Key Skills Frontline Managers Need to Advance Worker Voice
In 2025, Jobs for the Future (JFF) launched a six-month Frontline Manager Forum on Worker Voice to explore and test real-world strategies to advance worker voice in the workplace. Through that forum, we asked frontline managers to identify the most critical skills to advance worker voice and frontline managers’ training gaps. We uncovered two key insights:
Frontline managers know that durable, people-centered skills form the foundation for supporting worker voice. The top four skills identified by frontline managers were:
- Emotional intelligence: Managers who practice self-awareness, self-control, and social awareness build trust and psychological safety, creating conditions where workers feel comfortable speaking up.
- Active listening: Going beyond hearing words, managers who practice active listening validate worker perspectives and signal that their input matters.
- Coaching: Effective coaching turns worker ideas into growth opportunities, encouraging continuous participation and reinforcing that employee voices lead to career and skill development.
- Conflict resolution: Addressing tensions fairly and transparently prevents silence, ensures varied perspectives are respected, and keeps worker voice channels open.
Frontline managers live the human side of business every day.
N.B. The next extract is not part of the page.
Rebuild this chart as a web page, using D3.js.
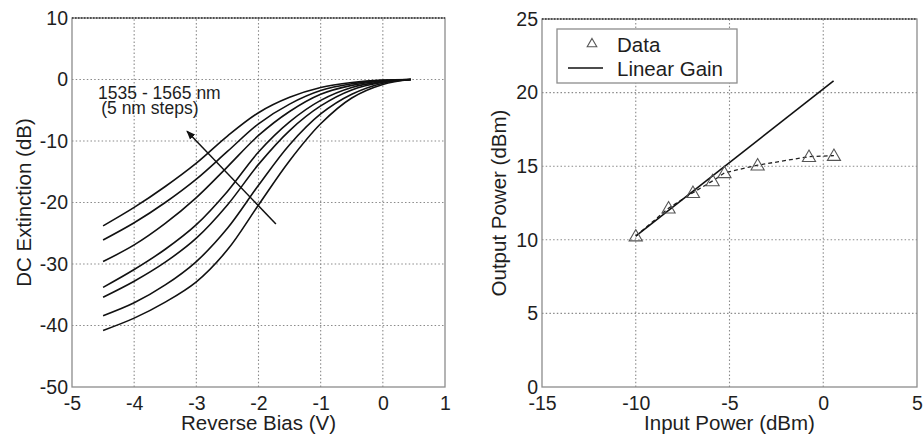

They are closest to workers and customers, and they know that building trust and truly listening are the bedrock of worker voice. Without these skills, employees don’t feel safe to share their perspectives and expertise.
While frontline managers selected durable skills as higher in importance, they identified weaker proficiency in the execution skills needed to translate employee input into action. Those skills were data analysis and action planning. This is a key skill gap that reflects a common challenge we’ve identified in employers: They often struggle most with moving insights to action.
- Data analysis: Understanding and interpreting survey results, focus group feedback, or performance data are critical for spotting patterns and elevating worker insights to leadership and developing a business case for your change efforts.
- Action planning: Translating input into concrete steps ensures that worker voice results in visible change, closing the loop and reinforcing trust.
This is a critical tension—frontline managers know what matters most for worker voice, but they often lack the tools, training, and time to move beyond listening to creating visible and measurable change. Without these critical skills, feedback loops stall, and worker engagement and trust erode.
If frontline managers are underprepared, worker voice initiatives will inevitably falter—and countless other organizational priorities like safety protocols, productivity campaigns, and innovation efforts will falter alongside them.
The lessons from the Frontline Manager Forum on Worker Voice are simple but urgent. Frontline managers are eager to champion worker voice and contribute more meaningfully to their workplaces, but unless employers invest in the necessary skills development training, frontline managers cannot fully unlock their unique and powerful strengths as translators, culture builders, and productivity drivers.